GRU Weights Lacking?

ajrheng · August 13, 2021, 2:16am

A GRU is defined in Torch as

Screenshot from 2021-08-13 10-11-08

As I understand, the trainable weights are W_ir, W_hr, W_iz, W_hz, W_in and W_hn along with their biases. However, if I define a GRU and print its state_dict():

rnn = nn.GRU(1, 1, 1)
print(rnn.state_dict())

I get

OrderedDict([('weight_ih_l0', tensor([[0.8447],
        [0.0636],
        [0.3000]])), ('weight_hh_l0', tensor([[-0.2396],
        [ 0.2593],
        [-0.7984]])), ('bias_ih_l0', tensor([-0.8617, -0.9971, -0.0588])), ('bias_hh_l0', tensor([0.9238, 0.1282, 0.9144]))])

According to the documentation,

~GRU.weight_ih_l[k] – the learnable input-hidden weights of the kth\text{k}^{th}kth layer (W_ir|W_iz|W_in), of shape (3*hidden_size, input_size) for k = 0. Otherwise, the shape is (3*hidden_size, num_directions * hidden_size)

weight_ih_l0 seems to encompass W_ir, W_iz, W_in, but there’s only one set of weights for it. Same goes with weight_hh_l0. Does this mean these weights are being shared?

googlebot · August 13, 2021, 6:22am

they’re concatenated because it is more efficient to do a single operation like [W1 W2 W3] @ x than follow how they appear in formulas literally, on cuda anyway

ajrheng · August 13, 2021, 6:46am

Thanks for the response. According to documentation, each weight, for example W_ir has dimensions (3*hidden_size, hidden_size) assuming unidirectional GRU which is what I have. I set hidden_size=1, so the tensor you see in weight_ih_l0 which has dimensions(3,1)is not W_ir W_iz W_in concatenated. It should refer to just one tensor.
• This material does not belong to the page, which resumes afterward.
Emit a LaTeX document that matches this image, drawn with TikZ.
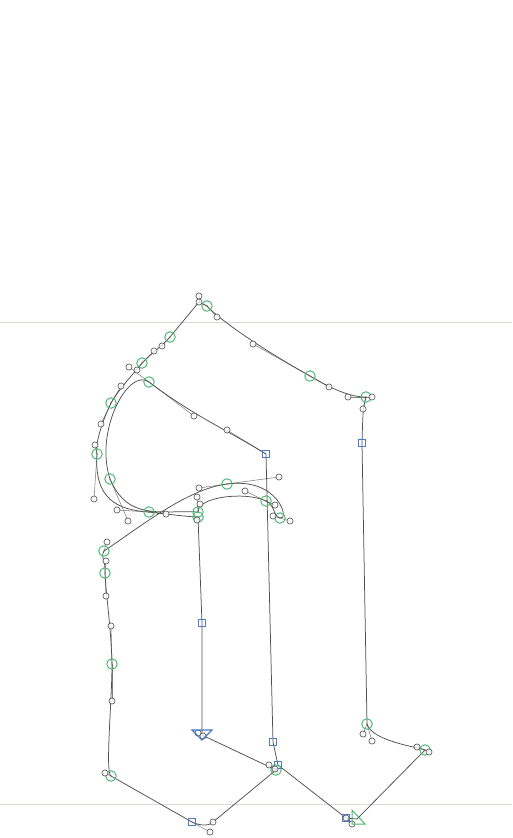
\documentclass[tikz,border=0pt]{standalone}
\usetikzlibrary{backgrounds}
\definecolor{curvec}{HTML}{505050}
\definecolor{handlec}{HTML}{808080}
\definecolor{guidec}{HTML}{DDD9D5}
\definecolor{oncol}{HTML}{4DBB75}
\definecolor{sqcol}{HTML}{4A7CC8}
\tikzset{
  x=1pt,y=-1pt,
  offpt/.style={circle,draw=black!70,fill=white,fill opacity=.8,line width=.6pt,minimum size=6.2pt,inner sep=0pt},
  onpt/.style={circle,draw=oncol,line width=1pt,minimum size=10.5pt,inner sep=0pt,
    append after command={(\tikzlastnode.center) node[circle,fill=black!60,minimum size=1.4pt,inner sep=0pt]{}}},
  sqpt/.style={rectangle,draw=sqcol,line width=1pt,minimum size=7.5pt,inner sep=0pt},
  curve/.style={draw=curvec,line width=.75pt},
  handle/.style={draw=handlec,line width=.55pt},
  guide/.style={draw=guidec,line width=1pt},
}
\begin{document}
\begin{tikzpicture}
\useasboundingbox (0,0) rectangle (512,838);
% on-curve points
\foreach \n/\x/\y in {a/425/750,b/367/724,d/366/397,e/310/376,f/207/306,g/170/337,h/142/363,i/111/403,j/97/454,k/149/512,l/198/517,m/276/770,n/111/776,o/112/664,q/105/573,r/104/551,s/227/484,t/280/518,u/266/501,v/198/512,w/110/479,xx/149/382}
  \node[onpt] (\n) at (\x,\y) {};
% corner points
\foreach \n/\x/\y in {sa/362/443,sb/202/623,sd/192/822,se/266/454,sf/273/742,sg/278/765,sh/346/818}
  \node[sqpt] (\n) at (\x,\y) {};
% off-curve points
\foreach \n/\x/\y in {c1/429/752,c2/417/747,c3/372/741,c4/363/734,c5/372/397,c6/363/409,c7/348/397,c8/329/387,c9/253/344,c10/217/317,c11/199/302,c12/199/296,c13/162/346,c14/154/351,c15/137/370,c16/121/386,c17/101/424,c18/95/445,c19/94/499,c20/117/510,c21/166/514,c22/197/520,c23/213/822,c24/210/832,c25/105/773,c26/112/701,c27/111/626,c28/106/596,c29/106/561,c30/107/542,c31/199/488,c32/279/477,c33/290/521,c34/273/516,c35/275/505,c36/245/491,c37/197/497,c38/128/521,c39/200/504,c40/129/367,c41/194/416,c42/227/430,c43/198/733,c44/203/736,c45/269/765,c46/275/769,c47/352/824,c48/346/818}
  \node[offpt] (\n) at (\x,\y) {};
% start and end triangles
\coordinate (ts) at (357,819);
\coordinate (te) at (202,735);
\coordinate (ts1) at (352,810); \coordinate (ts2) at (365,824); \coordinate (ts3) at (352,824);
\coordinate (te1) at (192,730); \coordinate (te2) at (212,730); \coordinate (te3) at (202,740);
\draw[draw=oncol,line width=1pt] (ts1) -- (ts2) -- (ts3) -- cycle;
\draw[draw=sqcol,line width=1.1pt] (te1) -- (te2) -- (te3) -- cycle;
\begin{scope}[on background layer]
  \draw[guide] (0,322) coordinate (g1) -- (512,322) coordinate (g2);
  \draw[guide] (0,804) coordinate (g3) -- (512,804) coordinate (g4);
  % handles
  \foreach \p/\q in {a/c1,a/c2,b/c3,b/c4,d/c5,d/c6,d/c7,e/c8,e/c9,f/c10,f/c11,c11/c12,g/c13,h/c14,h/c15,i/c16,i/c17,j/c18,j/c19,k/c20,k/c21,l/c22,sd/c24,n/c25,o/c26,o/c27,q/c28,q/c29,r/c30,s/c31,s/c32,t/c33,t/c34,u/c35,u/c36,v/c37,v/c39,w/c38,xx/c40,xx/c41,se/c42,m/c45,m/c46,sh/c47}
    \draw[handle] (\p.center) -- (\q.center);
  % main contour
  \draw[curve] (ts) -- (a.center)
    .. controls (c2.center) and (c3.center) .. (b.center)
    -- (sa.center)
    .. controls (c6.center) and (c6.center) .. (d.center)
    .. controls (c7.center) and (c8.center) .. (e.center)
    .. controls (c9.center) and (c10.center) .. (f.center)
    -- (c11.center) -- (g.center)
    .. controls (c13.center) and (c14.center) .. (h.center)
    .. controls (c15.center) and (c16.center) .. (i.center)
    .. controls (c17.center) and (c18.center) .. (j.center)
    .. controls (c19.center) and (c20.center) .. (k.center)
    .. controls (c21.center) and (190,517) .. (l.center)
    -- (sb.center) -- (te) -- (m.center) -- (c23.center)
    .. controls (210,826) and (200,826) .. (sd.center)
    -- (n.center)
    .. controls (c25.center) and (c26.center) .. (o.center)
    .. controls (c27.center) and (c28.center) .. (q.center)
    .. controls (c29.center) and (100,558) .. (r.center)
    .. controls (140,527) and (187,489) .. (s.center)
    .. controls (c32.center) and (c33.center) .. (t.center)
    .. controls (c34.center) and (c35.center) .. (u.center)
    .. controls (c36.center) and (c37.center) .. (v.center)
    .. controls (160,510) and (c38.center) .. (w.center)
    .. controls (94,430) and (c40.center) .. (xx.center)
    .. controls (c41.center) and (c42.center) .. (se.center)
    -- (sf.center) -- (sg.center) -- (sh.center) -- cycle;
\end{scope}
\end{tikzpicture}
\end{document}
googlebot · August 13, 2021, 6:55am

why do you think that W_ir should have 3x multiplier? It appears from concatenation (r,z,n), you have to slice weight_ih_l0 to extract W_ir.

ajrheng · August 13, 2021, 7:18am

Oh, that 3x multiplier comes about because the three weights are being concatenated. I somehow misread the documentation. Now it makes sense. Thanks!